Alighiero Boetti: Game Plan marks the largest presentation of works by Alighiero Boetti (Italian, 1940–1994) in the United States to date. A full retrospective spanning the artist's entire career, the exhibition will be on view in two locations in the Museum from July 1 to October 1, 2012.
Celebrating the material diversity, conceptual complexity, and visual beauty of Boetti's work, the exhibition brings together approximately 100 works across many mediums that address Boetti's ideas about order and disorder, non-invention, and the way in which the work is concerned with the whole world, travel, and time. Proving him to be one of the most important and influential International Artists of his generation, the exhibition focuses on several thematic threads, demonstrating the artist's interest in exploring recurring motifs in his work instead of a linear development.
In The International Council of The Museum of Modern Art Exhibition Gallery on the sixth floor, the exhibition will feature works from the first 15 years of the artist's career, while works in the Donald B. and Catherine C. Marron Atrium on the second floor are drawn from the latter part of his career, focused on Boetti's embroidered pieces and woven rugs. Alighiero Boetti: Game Plan is organized in collaboration with the Museo Reina Sofía in Madrid and the Tate Modern in London, where the exhibition was previously on view, and is organized at The Museum of Modern Art by Christian Rattemeyer, The Harvey S. Shipley Miller Associate Curator of Drawings.

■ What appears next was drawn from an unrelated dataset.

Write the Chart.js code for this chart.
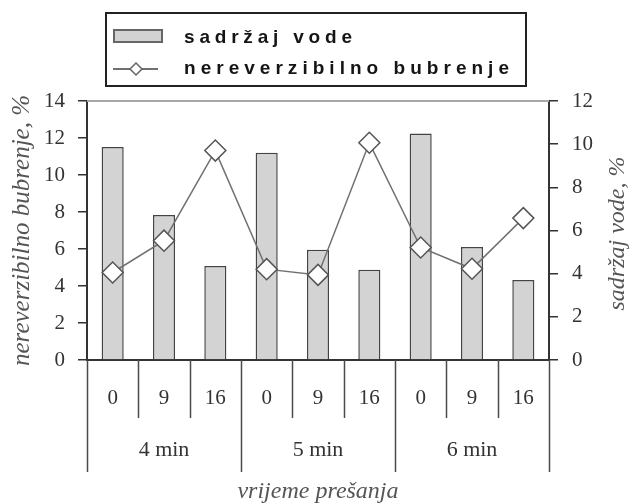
<!DOCTYPE html>
<html><head><meta charset="utf-8">
<script src="https://cdn.jsdelivr.net/npm/chart.js@4.4.0/dist/chart.umd.min.js"></script>
<style>html,body{margin:0;padding:0;background:#fff}#wrap{width:630px;height:504px;position:relative}</style>
</head><body><div id="wrap"><canvas id="c" width="630" height="504"></canvas></div>
<script>
const categories = ['0', '9', '16', '0', '9', '16', '0', '9', '16'];
const groups = ['4 min', '5 min', '6 min'];
const waterContent = [9.87, 6.72, 4.36, 9.60, 5.11, 4.18, 10.49, 5.23, 3.71];
const swelling = [4.73, 6.45, 11.32, 4.91, 4.60, 11.74, 6.08, 4.93, 7.67];
const leftTitle = 'nereverzibilno bubrenje, %';
const rightTitle = 'sadržaj vode, %';
const xTitle = 'vrijeme prešanja';
const leftMax = 14, rightMax = 12, tickStep = 2;

const SERIF = '"Liberation Serif", "Times New Roman", serif';
const LEG_FONT = 'bold 19px "Liberation Sans Narrow", "Liberation Sans", Arial, sans-serif';

function spacedText(ctx, text, x, y, targetWidth) {
  ctx.letterSpacing = '0px';
  const w0 = ctx.measureText(text).width;
  const n = [...text].length;
  const ls = Math.max(0, (targetWidth - w0) / (n - 1));
  ctx.letterSpacing = ls.toFixed(2) + 'px';
  ctx.fillText(text, x, y);
  ctx.letterSpacing = '0px';
}

const extras = {
  id: 'extras',
  afterDraw(chart) {
    const ctx = chart.ctx, a = chart.chartArea, xs = chart.scales.x;
    ctx.save();
    // top border of plot
    ctx.strokeStyle = '#a8a8a8'; ctx.lineWidth = 2;
    ctx.beginPath(); ctx.moveTo(a.left, a.top); ctx.lineTo(a.right, a.top); ctx.stroke();
    // separators
    const step = xs.getPixelForValue(1) - xs.getPixelForValue(0);
    const b0 = xs.getPixelForValue(0) - step / 2;
    ctx.strokeStyle = '#4a4a4a'; ctx.lineWidth = 1.5;
    for (let i = 0; i <= categories.length; i++) {
      const x = Math.round(b0 + i * step) + 0.5;
      const yEnd = (i % 3 === 0) ? a.bottom + 112 : a.bottom + 58;
      ctx.beginPath(); ctx.moveTo(x, a.bottom); ctx.lineTo(x, yEnd); ctx.stroke();
    }
    // group labels
    ctx.fillStyle = '#333';
    ctx.font = '22px ' + SERIF;
    ctx.textAlign = 'center'; ctx.textBaseline = 'middle';
    groups.forEach((g, k) => {
      ctx.fillText(g, b0 + (3 * k + 1.5) * step, a.bottom + 90);
    });
    // right title rotated like the left one
    ctx.save();
    ctx.translate(618, (a.top + a.bottom) / 2 + 3);
    ctx.rotate(-Math.PI / 2);
    ctx.fillStyle = '#555';
    ctx.font = 'italic 24px ' + SERIF;
    ctx.fillText(rightTitle, 0, 0);
    ctx.restore();
    // legend
    const bar = chart.data.datasets.find(d => d.type === 'bar');
    const line = chart.data.datasets.find(d => d.type === 'line');
    ctx.strokeStyle = '#222'; ctx.lineWidth = 2;
    ctx.strokeRect(106, 13, 420, 73);
    ctx.fillStyle = bar.backgroundColor; ctx.strokeStyle = '#666'; ctx.lineWidth = 2;
    ctx.fillRect(114, 30, 48, 12); ctx.strokeRect(114, 30, 48, 12);
    ctx.strokeStyle = line.borderColor; ctx.lineWidth = 2;
    ctx.beginPath(); ctx.moveTo(113, 69); ctx.lineTo(158, 69); ctx.stroke();
    ctx.fillStyle = '#fff'; ctx.strokeStyle = '#666'; ctx.lineWidth = 1.5;
    ctx.beginPath(); ctx.moveTo(136 - 6, 69); ctx.lineTo(136, 63); ctx.lineTo(142, 69); ctx.lineTo(136, 75); ctx.closePath();
    ctx.fill(); ctx.stroke();
    ctx.fillStyle = '#151515';
    ctx.font = LEG_FONT;
    ctx.textAlign = 'left'; ctx.textBaseline = 'alphabetic';
    spacedText(ctx, bar.label, 184, 43, 168);
    spacedText(ctx, line.label, 184, 74, 325);
    ctx.restore();
  }
};

new Chart(document.getElementById('c'), {
  type: 'bar',
  data: {
    labels: categories,
    datasets: [
      {
        type: 'line', label: 'nereverzibilno bubrenje', data: swelling, yAxisID: 'y',
        borderColor: '#707070', borderWidth: 1.5, tension: 0,
        pointStyle: 'rectRot', pointRadius: 10.5, pointBackgroundColor: '#fff',
        pointBorderColor: '#555', pointBorderWidth: 1.5, order: 0
      },
      {
        type: 'bar', label: 'sadržaj vode', data: waterContent, yAxisID: 'y1',
        backgroundColor: '#d3d3d3', borderColor: '#444', borderWidth: 1.5,
        barPercentage: 0.43, categoryPercentage: 1, order: 1
      }
    ]
  },
  options: {
    responsive: false, animation: false,
    layout: { padding: { top: 101, left: 0, right: 0, bottom: 0 } },
    plugins: { legend: { display: false }, tooltip: { enabled: false } },
    scales: {
      x: {
        offset: true,
        grid: { display: false },
        border: { display: true, color: '#333', width: 2 },
        ticks: { color: '#333', font: { family: SERIF, size: 21 }, padding: 18 },
        title: { display: true, text: xTitle, color: '#555', font: { family: SERIF, size: 24, style: 'italic', lineHeight: 1 }, padding: { top: 0, bottom: 0 } },
        afterFit(s) { s.height = 144; }
      },
      y: {
        position: 'left', min: 0, max: leftMax,
        ticks: { stepSize: tickStep, color: '#333', font: { family: SERIF, size: 21 }, padding: 13 },
        grid: { drawOnChartArea: false, drawTicks: true, tickLength: 9, color: '#333', lineWidth: 1.5 },
        border: { display: true, color: '#333', width: 2 },
        title: { display: true, text: leftTitle, color: '#555', font: { family: SERIF, size: 25, style: 'italic', lineHeight: 1 }, padding: { top: 10, bottom: 0 } },
        afterFit(s) { s.width = 87; }
      },
      y1: {
        position: 'right', min: 0, max: rightMax,
        ticks: { stepSize: tickStep, color: '#333', font: { family: SERIF, size: 21 }, padding: 14 },
        grid: { drawOnChartArea: false, drawTicks: true, tickLength: 9, color: '#333', lineWidth: 1.5 },
        border: { display: true, color: '#333', width: 2 },
        afterFit(s) { s.width = 81; }
      }
    }
  },
  plugins: [extras]
});
</script></body></html>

Working in his hometown of Turin in the early 1960s among a close community of artists that included Luciano Fabro, Mario Merz, Giulio Paolini, and Michelangelo Pistoletto, among others, Boetti established himself as one of the leading artists of the Arte Povera movement. Organized chronologically, the MoMA exhibition will begin with his sculptural objects, comprising everyday "hardware store" materials including wooden sticks, cardboard, and fiber cement tubes. Brought together (many for the first time since Boetti's seminal exhibition at Galleria Christian Stein in Turin in 1967) and installed in a dense configuration inspired by the original clustered presentation, these early works convey the material experiments of the period and already suggest notions of measurement and chance that Boetti would play with and revise throughout his career.